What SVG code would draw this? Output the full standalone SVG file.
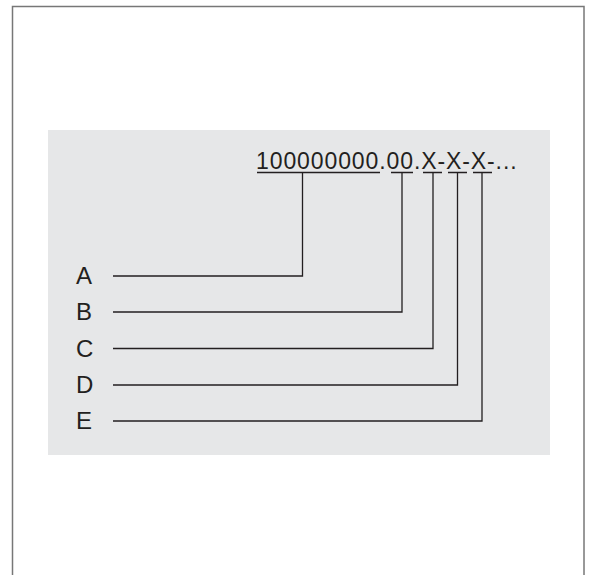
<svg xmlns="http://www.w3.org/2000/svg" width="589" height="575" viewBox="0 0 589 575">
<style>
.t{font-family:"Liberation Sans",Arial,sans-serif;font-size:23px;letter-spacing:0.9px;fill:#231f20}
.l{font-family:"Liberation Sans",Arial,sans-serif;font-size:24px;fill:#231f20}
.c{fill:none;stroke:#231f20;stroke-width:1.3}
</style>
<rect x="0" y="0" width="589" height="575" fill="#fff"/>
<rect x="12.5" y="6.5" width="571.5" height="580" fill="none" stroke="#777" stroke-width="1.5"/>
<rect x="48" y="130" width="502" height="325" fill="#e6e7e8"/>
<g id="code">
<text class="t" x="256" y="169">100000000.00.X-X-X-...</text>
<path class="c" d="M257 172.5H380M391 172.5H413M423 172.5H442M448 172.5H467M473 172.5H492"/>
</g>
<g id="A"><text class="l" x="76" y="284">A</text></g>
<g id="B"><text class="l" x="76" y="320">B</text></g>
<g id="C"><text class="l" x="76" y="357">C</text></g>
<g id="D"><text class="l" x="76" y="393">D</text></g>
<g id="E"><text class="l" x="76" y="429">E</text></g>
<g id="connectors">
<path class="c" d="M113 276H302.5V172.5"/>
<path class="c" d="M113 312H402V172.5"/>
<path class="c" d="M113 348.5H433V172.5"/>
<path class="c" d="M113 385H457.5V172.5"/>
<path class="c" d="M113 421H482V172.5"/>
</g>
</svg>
┄┄┄┄┄┄┄┄┄┄
Stated problem: All of the data above should be quoted exactly, except for the pictures.

Correct response:
What SVG code would draw this? Output the full standalone SVG file.
<svg xmlns="http://www.w3.org/2000/svg" width="589" height="575" viewBox="0 0 589 575">
<style>
.t{font-family:"Liberation Sans",Arial,sans-serif;font-size:23px;letter-spacing:0.9px;fill:#231f20}
.l{font-family:"Liberation Sans",Arial,sans-serif;font-size:24px;fill:#231f20}
.c{fill:none;stroke:#231f20;stroke-width:1.3}
</style>
<rect x="0" y="0" width="589" height="575" fill="#fff"/>
<rect x="12.5" y="6.5" width="571.5" height="580" fill="none" stroke="#777" stroke-width="1.5"/>
<rect x="48" y="130" width="502" height="325" fill="#e6e7e8"/>
<g id="code">
<text class="t" x="256" y="169">100000000.00.X-X-X-...</text>
<path class="c" d="M257 172.5H380M391 172.5H413M423 172.5H442M448 172.5H467M473 172.5H492"/>
</g>
<g id="A"><text class="l" x="76" y="284">A</text></g>
<g id="B"><text class="l" x="76" y="320">B</text></g>
<g id="C"><text class="l" x="76" y="357">C</text></g>
<g id="D"><text class="l" x="76" y="393">D</text></g>
<g id="E"><text class="l" x="76" y="429">E</text></g>
<g id="connectors">
<path class="c" d="M113 276H302.5V172.5"/>
<path class="c" d="M113 312H402V172.5"/>
<path class="c" d="M113 348.5H433V172.5"/>
<path class="c" d="M113 385H457.5V172.5"/>
<path class="c" d="M113 421H482V172.5"/>
</g>
</svg>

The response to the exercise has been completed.